The Italian Almanac


An Old Rule

A court in Milan petitioned in a statement before Italy's supreme Constitutional Court to rule on Italy's 2003 law on assisted fertility, one of the most restrictive in Europe. The Milan judges said refusing access to sperm donors for "heterosexual sterile or infertile couples" denied them "the fundamental right to the full realisation of their family life". They therefore wanted the top court's view on the prickly issue, a hot political potato in overwhelmingly Catholic Italy.

Although Catholic lawmakers have joined hands across the political divide to warn against easing the law, polls say most Italians think it is too harsh and forces too many people, at least the ones who can afford it, to resort to foreign clinics. The bill was originally passed by a bipartisan alliance of Catholics in a battle which also pitted male MPs against female MPs.

At the time, liberal parliamentarians and most female lawmakers accused Catholic politicians of bowing to the Church by adopting a highly restrictive bill which they said placed women's health at risk and would deny sterile couples many of the options that are standard treatment in other European countries.

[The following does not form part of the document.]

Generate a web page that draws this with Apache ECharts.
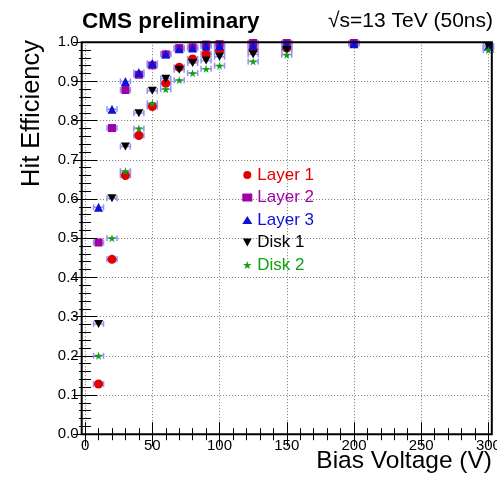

Supporters of the bill said it respected the rights of the human embryo, preserved the family as the fundamental social unit and ended decades of unregulated practices which have led to notorious cases of 'granny births'.

Under the 2003 law, single parents, same-sex couples and women beyond child-bearing age are banned from using assisted fertility techniques, which are now limited to sterile heterosexual couples who are married or live together. The law bans the use of donor sperm or eggs and forbids embryos from being frozen or used for scientific research.